Private equity firm Apollo Global Management is nearing a deal to acquire The Fresh Market, Inc. for $28.50 per share in cash, or more than $1.3 billion, in a move that could derail bids from Kroger, KKR, and TPG Capital. An agreement could be announced as early as today, but a deal has not yet been finalized and was still possible to be amended or fall apart at the last minute.
AlphaGo, Google’s Go-playing computer, took a 3-0 lead on Saturday against one of the world’s top players, clinching the five game series. “I am very sorry for the powerless display,” Lee Sedol told reporters in Seoul. “I have never felt before such severe pressure as I do now, and I suppose my abilities were a bit lacking to overcome that.” Lee struck back to win game four against AlphaGo on Sunday. The fifth match will take place tomorrow.
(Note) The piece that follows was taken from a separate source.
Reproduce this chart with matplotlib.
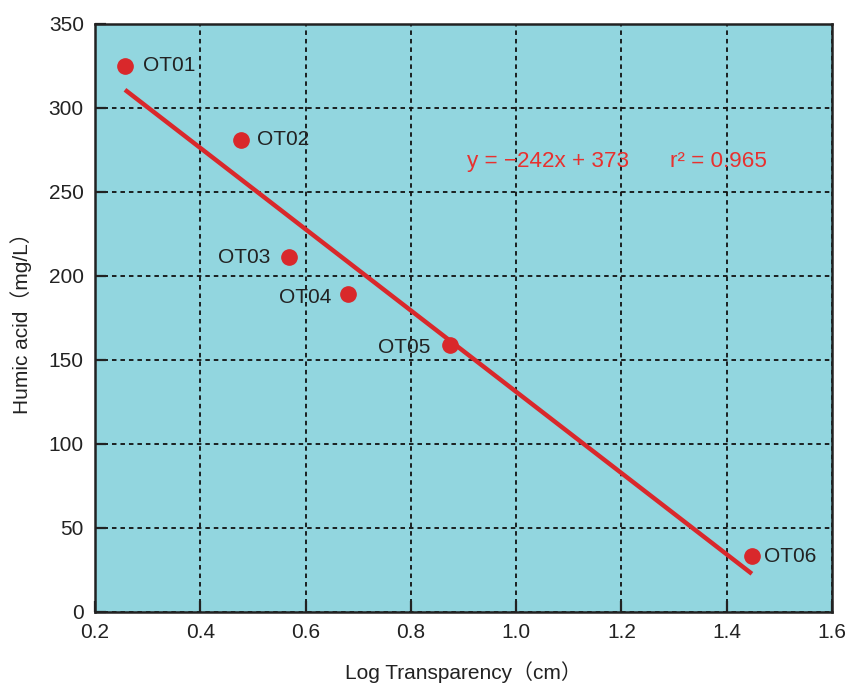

The annual Game Developers Conference kicks off today in San Francisco, where more than 26K people from around the globe will congregate for a five-day gathering focused on augmented- and virtual-reality. According to Digi-Capital, investors in 2016 have already have pumped $1.1 billion into the technologies, more than the total for any prior year. Researchers at Gartner estimate nearly 40 million headsets will be sold world-wide by 2020.
Just in case you’re thinking that digital games are nothing more than games, Microsoft announced today that computer scientists and amateurs will be able to evaluate and develop artificial intelligence, or AI, software using its Minecraft virtual landscapes. Improving AI software by getting it to play video games has been done before. But Microsoft suggests the open-ended nature of Minecraft makes it particularly useful because of the huge variety of situations it can simulate from first-person perspectives.
Today is Pi Day, March 14, or 3-14, the first three digits in Pi; which refers to the ratio of a circle’s circumference to its diameter, and not a delicious desert. The diameter of a circle is the distance from edge to edge, measuring straight through the center. The circumference of a circle is the distance around. And the ratio works on any circle, big or small, which means Pi is a constant number. As an irrational and transcendental number, it will continue infinitely without repetition or pattern, except of course, that it embodies the order inherent in a perfect circle. The first 6 digits in Pi are 3.14159, and if you round that number up, you get 3.1416, which would match March 14, 2016.